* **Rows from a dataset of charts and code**
***

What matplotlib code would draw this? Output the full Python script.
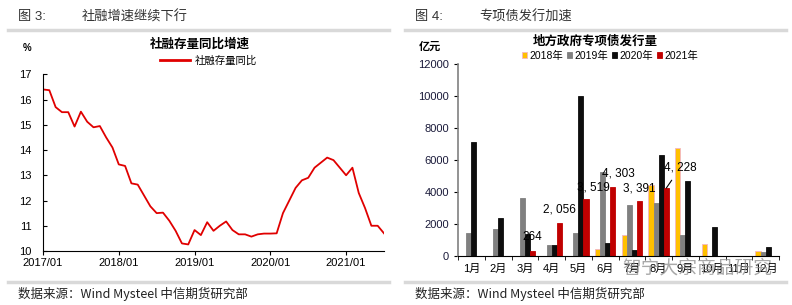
import matplotlib
matplotlib.use("Agg")
import matplotlib.pyplot as plt
from matplotlib.lines import Line2D

plt.rcParams['font.family'] = ['Liberation Sans', 'Noto Sans CJK SC', 'DejaVu Sans']

# 社融存量同比 (%), monthly 2017/01 - 2021/07
tsf_yoy = [16.4, 16.37, 15.7, 15.5, 15.5, 14.93, 15.52, 15.12, 14.9, 14.95, 14.5, 14.1,
           13.43, 13.37, 12.68, 12.63, 12.2, 11.77, 11.5, 11.52, 11.2, 10.8, 10.3, 10.26,
           10.83, 10.63, 11.14, 10.8, 11.0, 11.17, 10.83, 10.66, 10.66, 10.57, 10.66, 10.69,
           10.69, 10.7, 11.5, 12.0, 12.5, 12.8, 12.9, 13.3, 13.5, 13.7, 13.6, 13.3,
           13.0, 13.3, 12.3, 11.7, 11.0, 11.0, 10.7]
year_ticks = ['2017/01', '2018/01', '2019/01', '2020/01', '2021/01']

# 地方政府专项债发行量 (亿元)
months = ['1月', '2月', '3月', '4月', '5月', '6月', '7月', '8月', '9月', '10月', '11月', '12月']
years = ['2018年', '2019年', '2020年', '2021年']
bond_2018 = [0, 0, 0, 0, 0, 420, 1260, 4450, 6720, 740, 0, 300]
bond_2019 = [1400, 1680, 3580, 630, 1440, 5260, 3180, 3300, 1270, 0, 0, 190]
bond_2020 = [7110, 2340, 1340, 680, 9980, 780, 340, 6280, 4670, 1800, 0, 530]
bond_2021 = [0, 0, 264, 2056, 3519, 4303, 3391, 4228]
bar_colors = ['#FFC000', '#808080', '#0D0D0D', '#C00000']

W, H = 792, 305
fig = plt.figure(figsize=(W / 100, H / 100), dpi=100)


def box(x0, y0, x1, y1):
    return [x0 / W, 1 - y1 / H, (x1 - x0) / W, (y1 - y0) / H]


def px(x, y):
    return x / W, 1 - y / H


# headers / footers
for x0, x1, num, title in [(8, 389, '图 3:', '社融增速继续下行'), (405, 786, '图 4:', '专项债发行加速')]:
    fig.add_artist(Line2D([x0 / W, x1 / W], [1 - 30 / H] * 2, color='#d9d9d9', lw=2.5))
    fig.add_artist(Line2D([x0 / W, x1 / W], [1 - 282 / H] * 2, color='#d9d9d9', lw=2.5))
    fig.text(*px(x0 + 10, 17), num, fontsize=9.5, va='center', color='#333333')
    fig.text(*px(x0 + 74, 17), title, fontsize=9.5, va='center', color='#333333')
    fig.text(*px(x0 + 10, 294), '数据来源：Wind Mysteel 中信期货研究部', fontsize=9, va='center',
             color='#222222', family=['Noto Sans CJK SC'])

# ---- left chart ----
ax1 = fig.add_axes(box(43, 74.3, 384, 251))
x = list(range(len(tsf_yoy)))
ax1.plot(x, tsf_yoy, color='#E00000', lw=1.3)
ax1.set_xlim(0, len(tsf_yoy) - 1)
ax1.set_ylim(10, 17)
ax1.set_xticks([12 * i for i in range(len(year_ticks))])
ax1.set_xticklabels(year_ticks)
ax1.set_yticks(range(10, 18))
for s in ['top', 'right']:
    ax1.spines[s].set_visible(False)
for s in ['left', 'bottom']:
    ax1.spines[s].set_linewidth(0.8)
ax1.tick_params(axis='y', direction='in', length=3, labelsize=8, pad=8)
ax1.tick_params(axis='x', direction='out', length=3, labelsize=8, pad=2)
fig.text(*px(200, 44), '社融存量同比增速', fontsize=9, fontweight='bold', ha='center', va='center')
fig.text(*px(27, 48), '%', fontsize=7, ha='center', va='center', fontweight='bold')
fig.add_artist(Line2D([160 / W, 190 / W], [1 - 60 / H] * 2, color='#E00000', lw=2))
fig.text(*px(195, 61), '社融存量同比', fontsize=7.5, va='center')

# ---- right chart ----
ax2 = fig.add_axes(box(458, 64.3, 779, 255.5))
w = 0.19
series = [bond_2018, bond_2019, bond_2020, bond_2021]
for k, (vals, c, lab) in enumerate(zip(series, bar_colors, years)):
    xs = [i + (k - 1.5) * w for i in range(len(vals))]
    ec = '#F4B6C2' if k == 0 else c
    ax2.bar(xs, vals, width=w, color=c, edgecolor=ec, linewidth=0.6, label=lab)

ax2.set_xlim(-0.5, 11.5)
ax2.set_ylim(0, 12000)
ax2.set_yticks(range(0, 12001, 2000))
ax2.set_xticks(range(12))
ax2.set_xticklabels(months)
ax2.set_xticks([i - 0.5 for i in range(13)], minor=True)
ax2.tick_params(axis='x', which='major', length=0, labelsize=8, pad=6)
ax2.tick_params(axis='x', which='minor', length=3, direction='out')
ax2.tick_params(axis='y', labelsize=8, length=3, direction='out', labelcolor='#1a1a3a')
for s in ['top', 'right']:
    ax2.spines[s].set_visible(False)
ax2.spines['left'].set_color('#808080')
ax2.spines['left'].set_linewidth(1.2)
ax2.spines['bottom'].set_linewidth(0.8)

# value labels for 2021
offsets = {2: (0, 10), 3: (0, 9.7), 4: (5, 8.5), 5: (4, 10), 6: (0, 9.5)}
for i, (dx, dy) in offsets.items():
    v = bond_2021[i]
    ax2.annotate(f'{v:,}'.replace(',', ', '), (i + 1.5 * w, v), xytext=(dx, dy),
                 textcoords='offset points', ha='center', va='center', fontsize=8.5)
ax2.annotate(f'{bond_2021[7]:,}'.replace(',', ', '), (7 + 1.5 * w, bond_2021[7]),
             xytext=(10, 14.5), textcoords='offset points', ha='center', va='center',
             fontsize=8.5, arrowprops=dict(arrowstyle='-', color='black', lw=0.8,
                                           shrinkA=3, shrinkB=0))

fig.text(*px(595, 42), '地方政府专项债发行量', fontsize=9, fontweight='bold', ha='center', va='center')
fig.text(*px(430, 47), '亿元', fontsize=8, fontweight='bold', ha='center', va='center')
ax2.legend(loc='center', bbox_to_anchor=((610 - 458) / (779 - 458), 1 + (255.5 - 56) / (255.5 - 64.3) - 1),
           ncol=4, frameon=False, fontsize=7.5, handlelength=0.5, handleheight=0.5,
           handletextpad=0.2, columnspacing=0.4, borderpad=0)

# watermark
fig.text(*px(697, 268), '智宁大宗商品研究', fontsize=13.5, ha='center', va='center',
         color='#8c8c8c', alpha=0.75, family=['Noto Sans CJK SC'])

fig.savefig('out.png', dpi=100)
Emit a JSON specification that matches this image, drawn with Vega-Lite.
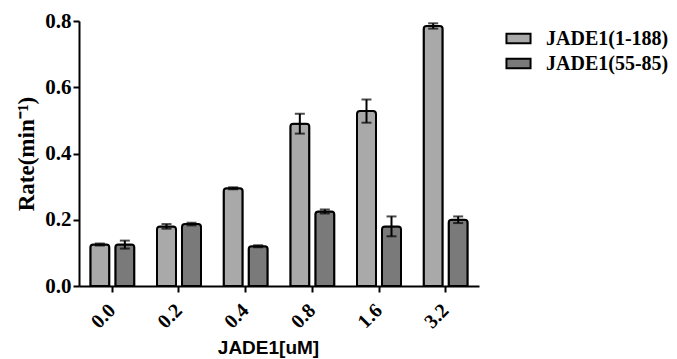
{
  "$schema": "https://vega.github.io/schema/vega-lite/v6.json",
  "autosize": "none",
  "width": 400,
  "height": 265,
  "padding": {"left": 79, "top": 21, "right": 198, "bottom": 73},
  "background": "white",
  "data": {"values": [
    {"conc": "0.0", "series": "JADE1(1-188)", "rate": 0.125, "err": 0.003},
    {"conc": "0.0", "series": "JADE1(55-85)", "rate": 0.125, "err": 0.012},
    {"conc": "0.2", "series": "JADE1(1-188)", "rate": 0.18, "err": 0.007},
    {"conc": "0.2", "series": "JADE1(55-85)", "rate": 0.187, "err": 0.004},
    {"conc": "0.4", "series": "JADE1(1-188)", "rate": 0.295, "err": 0.003},
    {"conc": "0.4", "series": "JADE1(55-85)", "rate": 0.12, "err": 0.003},
    {"conc": "0.8", "series": "JADE1(1-188)", "rate": 0.49, "err": 0.03},
    {"conc": "0.8", "series": "JADE1(55-85)", "rate": 0.225, "err": 0.006},
    {"conc": "1.6", "series": "JADE1(1-188)", "rate": 0.528, "err": 0.035},
    {"conc": "1.6", "series": "JADE1(55-85)", "rate": 0.18, "err": 0.03},
    {"conc": "3.2", "series": "JADE1(1-188)", "rate": 0.785, "err": 0.008},
    {"conc": "3.2", "series": "JADE1(55-85)", "rate": 0.2, "err": 0.01}
  ]},
  "transform": [
    {"calculate": "datum.rate - datum.err", "as": "lo"},
    {"calculate": "datum.rate + datum.err", "as": "hi"}
  ],
  "encoding": {
    "x": {
      "field": "conc", "type": "ordinal", "sort": null,
      "scale": {"paddingInner": 0.34, "paddingOuter": 0.17},
      "axis": {
        "title": "JADE1[uM]",
        "titleFont": "Liberation Sans", "titleFontSize": 19, "titleFontWeight": "bold", "titleColor": "black",
        "titleX": 189, "titleY": 52, "titleBaseline": "top", "titleAlign": "center",
        "labelAngle": -45, "labelAlign": "right", "labelBaseline": "middle",
        "labelFont": "Liberation Serif", "labelFontSize": 20, "labelFontWeight": "bold", "labelColor": "black",
        "labelPadding": 15,
        "domainColor": "black", "domainWidth": 2, "tickColor": "black", "tickWidth": 2, "tickSize": 6
      }
    },
    "xOffset": {"field": "series", "type": "nominal", "scale": {"paddingInner": 0.24}}
  },
  "layer": [
    {
      "mark": {"type": "bar", "stroke": "black", "strokeWidth": 2, "cornerRadiusTopLeft": 3, "cornerRadiusTopRight": 3},
      "encoding": {
        "y": {
          "field": "rate", "type": "quantitative",
          "scale": {"domain": [0, 0.8]},
          "axis": {
            "title": "Rate(min⁻¹)", "values": [0, 0.2, 0.4, 0.6, 0.8], "format": ".1f",
            "grid": false,
            "titleFont": "Liberation Serif", "titleFontSize": 23, "titleFontWeight": "bold", "titleColor": "black",
            "titlePadding": 6,
            "labelFont": "Liberation Serif", "labelFontSize": 21, "labelFontWeight": "bold", "labelColor": "black",
            "labelPadding": 2,
            "domainColor": "black", "domainWidth": 2, "tickColor": "black", "tickWidth": 2, "tickSize": 6
          }
        },
        "fill": {
          "field": "series", "type": "nominal",
          "scale": {"range": ["#a9a9a9", "#7a7a7a"]},
          "legend": {
            "title": null, "orient": "none", "legendX": 426, "legendY": 4,
            "symbolType": "M-1,-0.4H1V0.4H-1Z", "symbolSize": 580, "symbolStrokeColor": "black", "symbolStrokeWidth": 2,
            "labelFont": "Liberation Serif", "labelFontSize": 20, "labelFontWeight": "bold", "labelColor": "black",
            "labelOffset": 14, "rowPadding": 1
          }
        }
      }
    },
    {
      "mark": {"type": "rule", "color": "black", "strokeWidth": 2},
      "encoding": {"y": {"field": "lo", "type": "quantitative"}, "y2": {"field": "hi"}}
    },
    {
      "mark": {"type": "tick", "color": "black", "thickness": 2, "size": 10},
      "encoding": {"y": {"field": "hi", "type": "quantitative"}}
    },
    {
      "mark": {"type": "tick", "color": "black", "thickness": 2, "size": 10},
      "encoding": {"y": {"field": "lo", "type": "quantitative"}}
    }
  ],
  "config": {"view": {"stroke": null}}
}
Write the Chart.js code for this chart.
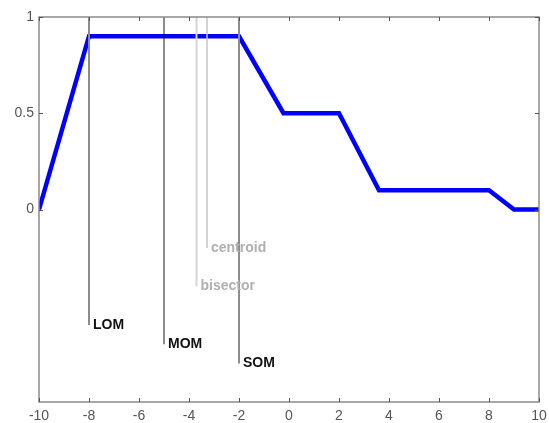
<!DOCTYPE html>
<html>
<head>
<meta charset="utf-8">
<script src="https://cdn.jsdelivr.net/npm/chart.js@4"></script>
<style>
    html, body { margin: 0; padding: 0; background: #fff; }
    #wrap { width: 549px; height: 423px; }
</style>
</head>
<body>
<div id="wrap"><canvas id="defuzzchart"></canvas></div>
<script>
// aggregated output membership function
var xValues = [-10, -8, -2, -0.22, 2, 3.6, 8, 9, 10];
var muValues = [0, 0.9, 0.9, 0.5, 0.5, 0.1, 0.1, 0, 0];

// defuzzified results, each drawn as a vertical marker
var markerNames = ['centroid', 'bisector', 'MOM', 'SOM', 'LOM'];
var markerX = [-3.28, -3.7, -5, -2, -8];
var markerBottom = [-0.2, -0.4, -0.7, -0.8, -0.6];
var markerTop = 1.2;

// axis ticks
var xTicks = [-10, -8, -6, -4, -2, 0, 2, 4, 6, 8, 10];
var yTicks = [0, 0.5, 1];

var markerColors = ['#c4c4c4', '#d6d6d6', '#1a1a1a', '#8c8c8c', '#8c8c8c'];
var markerWidths = [1.5, 2, 1, 2, 2];
var markerTextColors = ['#b0b0b0', '#b0b0b0', '#111', '#111', '#111'];

var datasets = [];
markerNames.forEach(function (name, i) {
    datasets.push({
        label: name,
        data: [{ x: markerX[i], y: markerBottom[i] }, { x: markerX[i], y: markerTop }],
        borderColor: markerColors[i],
        borderWidth: markerWidths[i],
        pointRadius: 0,
        showLine: true
    });
});
// blue curve last so the markers are drawn over it
datasets.push({
    label: 'aggregated',
    data: xValues.map(function (x, i) { return { x: x, y: muValues[i] }; }),
    borderColor: '#0000ff',
    borderWidth: 4.5,
    borderJoinStyle: 'miter',
    pointRadius: 0,
    showLine: true,
    tension: 0
});

// frame box, inward ticks and marker labels
var matlabAxes = {
    id: 'matlabAxes',
    afterDatasetsDraw: function (chart) {
        var ctx = chart.ctx;
        var a = chart.chartArea;
        var xs = chart.scales.x, ys = chart.scales.y;
        ctx.save();
        ctx.strokeStyle = '#8a8a8a';
        ctx.lineWidth = 1.5;
        ctx.strokeRect(a.left, a.top, a.right - a.left, a.bottom - a.top);
        ctx.lineWidth = 1;
        ctx.strokeStyle = '#555';
        ctx.beginPath();
        xTicks.forEach(function (t) {
            var px = Math.round(xs.getPixelForValue(t)) + 0.5;
            ctx.moveTo(px, a.bottom); ctx.lineTo(px, a.bottom - 4);
            ctx.moveTo(px, a.top); ctx.lineTo(px, a.top + 4);
        });
        yTicks.forEach(function (t) {
            var py = Math.round(ys.getPixelForValue(t)) + 0.5;
            ctx.moveTo(a.left, py); ctx.lineTo(a.left + 4, py);
            ctx.moveTo(a.right, py); ctx.lineTo(a.right - 4, py);
        });
        ctx.stroke();

        ctx.font = 'bold 14px "Liberation Sans", Arial, sans-serif';
        ctx.textAlign = 'left';
        ctx.textBaseline = 'middle';
        markerNames.forEach(function (name, i) {
            ctx.fillStyle = markerTextColors[i];
            ctx.fillText(name, xs.getPixelForValue(markerX[i]) + 4, ys.getPixelForValue(markerBottom[i]));
        });
        ctx.restore();
    }
};

var ctx = document.getElementById('defuzzchart').getContext('2d');
var defuzzchart = new Chart(ctx, {
    type: 'scatter',
    data: { datasets: datasets },
    options: {
        responsive: true,
        maintainAspectRatio: false,
        animation: false,
        layout: { padding: { top: 17, right: 10, left: 0, bottom: 0 } },
        plugins: {
            legend: { display: false },
            tooltip: { enabled: false }
        },
        scales: {
            x: {
                type: 'linear',
                min: -10,
                max: 10,
                afterBuildTicks: function (scale) {
                    scale.ticks = xTicks.map(function (v) { return { value: v }; });
                },
                afterFit: function (scale) {
                    scale.height = 21;
                    scale.paddingLeft = 0;
                    scale.paddingRight = 0;
                },
                grid: { display: false, drawTicks: false },
                border: { display: false },
                ticks: {
                    padding: 6,
                    maxRotation: 0,
                    color: '#555',
                    font: { family: '"Liberation Sans", Arial, sans-serif', size: 14 }
                }
            },
            y: {
                type: 'linear',
                min: -1,
                max: 1,
                afterBuildTicks: function (scale) {
                    scale.ticks = yTicks.map(function (v) { return { value: v }; });
                },
                afterFit: function (scale) {
                    scale.width = 39;
                    scale.paddingTop = 0;
                    scale.paddingBottom = 0;
                },
                grid: { display: false, drawTicks: false },
                border: { display: false },
                ticks: {
                    padding: 5,
                    color: '#555',
                    font: { family: '"Liberation Sans", Arial, sans-serif', size: 14 },
                    callback: function (v) { return String(v); }
                }
            }
        }
    },
    plugins: [matlabAxes]
});
</script>
</body>
</html>
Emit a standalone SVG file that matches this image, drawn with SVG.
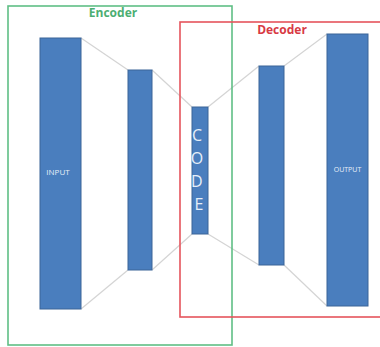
<svg xmlns="http://www.w3.org/2000/svg" width="380" height="347" viewBox="0 0 380 347">
  <style>
    .bar { fill: #4a7ebe; stroke: #3b6598; stroke-width: 1; }
    .link { stroke: #d4d4d4; stroke-width: 1.2; fill: none; }
    .lbl { font-family: "Open Sans", "Liberation Sans", sans-serif; fill: #e6eef8; text-anchor: middle; }
    .title { font-family: "Open Sans", "Liberation Sans", sans-serif; font-weight: bold; font-size: 12px; text-anchor: middle; }
  </style>
  <rect width="380" height="347" fill="#ffffff"/>

  <!-- funnel outlines between the layers -->
  <g id="connectors">
    <line class="link" x1="81" y1="38" x2="128" y2="70"/>
    <line class="link" x1="81" y1="309" x2="128" y2="270"/>
    <line class="link" x1="152" y1="70" x2="192" y2="107"/>
    <line class="link" x1="152" y1="270" x2="192" y2="234"/>
    <line class="link" x1="208" y1="107" x2="259" y2="66"/>
    <line class="link" x1="208" y1="234" x2="259" y2="265"/>
    <line class="link" x1="284" y1="66" x2="327" y2="34"/>
    <line class="link" x1="284" y1="265" x2="327" y2="306"/>
  </g>

  <g id="input">
    <rect class="bar" x="40" y="38" width="41" height="271"/>
    <text class="lbl" x="58" y="175" font-size="8">INPUT</text>
  </g>
  <g id="hidden-enc">
    <rect class="bar" x="128" y="70" width="24" height="200"/>
  </g>
  <g id="code">
    <rect class="bar" x="192" y="107" width="16" height="127"/>
    <text class="lbl" font-size="16">
      <tspan x="199" y="141">C</tspan>
      <tspan x="199" y="164">O</tspan>
      <tspan x="199" y="187">D</tspan>
      <tspan x="199" y="210">E</tspan>
    </text>
  </g>
  <g id="hidden-dec">
    <rect class="bar" x="259" y="66" width="25" height="199"/>
  </g>
  <g id="output">
    <rect class="bar" x="327" y="34" width="41" height="272"/>
    <text class="lbl" x="347.5" y="172" font-size="7">OUTPUT</text>
  </g>

  <g id="encoder">
    <rect x="8" y="6" width="224" height="339" fill="none" stroke="#5fbf85" stroke-width="1.6"/>
    <text class="title" x="113" y="17" fill="#4cae72">Encoder</text>
  </g>
  <g id="decoder">
    <rect x="180" y="22" width="210" height="295" fill="none" stroke="#e5545c" stroke-width="1.6"/>
    <text class="title" x="282" y="34" fill="#d83a44">Decoder</text>
  </g>
</svg>
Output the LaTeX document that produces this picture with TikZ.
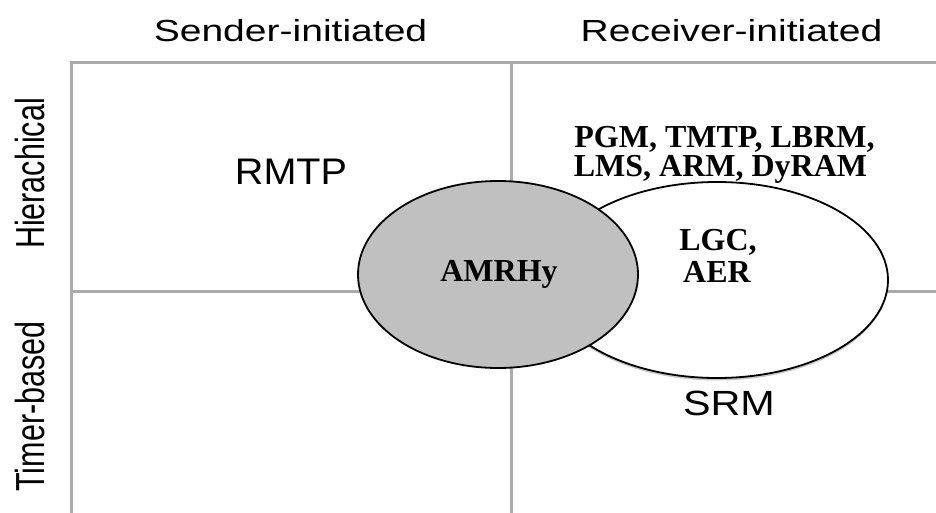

***

* **SHORT EXERCISE**
Take the lines from the start of the material to the line with "fig = plt.figure(figsize=(W", both included, and transcribe them exactly without the pictures.

* **ANSWER BELOW**
What matplotlib code would draw this? Output the full Python script.
import matplotlib
matplotlib.use("Agg")
import matplotlib.pyplot as plt
from matplotlib.lines import Line2D

plt.rcParams['font.family'] = ['Liberation Sans', 'Noto Sans CJK SC', 'DejaVu Sans']

# 社融存量同比 (%), monthly 2017/01 - 2021/07
tsf_yoy = [16.4, 16.37, 15.7, 15.5, 15.5, 14.93, 15.52, 15.12, 14.9, 14.95, 14.5, 14.1,
           13.43, 13.37, 12.68, 12.63, 12.2, 11.77, 11.5, 11.52, 11.2, 10.8, 10.3, 10.26,
           10.83, 10.63, 11.14, 10.8, 11.0, 11.17, 10.83, 10.66, 10.66, 10.57, 10.66, 10.69,
           10.69, 10.7, 11.5, 12.0, 12.5, 12.8, 12.9, 13.3, 13.5, 13.7, 13.6, 13.3,
           13.0, 13.3, 12.3, 11.7, 11.0, 11.0, 10.7]
year_ticks = ['2017/01', '2018/01', '2019/01', '2020/01', '2021/01']

# 地方政府专项债发行量 (亿元)
months = ['1月', '2月', '3月', '4月', '5月', '6月', '7月', '8月', '9月', '10月', '11月', '12月']
years = ['2018年', '2019年', '2020年', '2021年']
bond_2018 = [0, 0, 0, 0, 0, 420, 1260, 4450, 6720, 740, 0, 300]
bond_2019 = [1400, 1680, 3580, 630, 1440, 5260, 3180, 3300, 1270, 0, 0, 190]
bond_2020 = [7110, 2340, 1340, 680, 9980, 780, 340, 6280, 4670, 1800, 0, 530]
bond_2021 = [0, 0, 264, 2056, 3519, 4303, 3391, 4228]
bar_colors = ['#FFC000', '#808080', '#0D0D0D', '#C00000']

W, H = 792, 305
fig = plt.figure(figsize=(W / 100, H / 100), dpi=100)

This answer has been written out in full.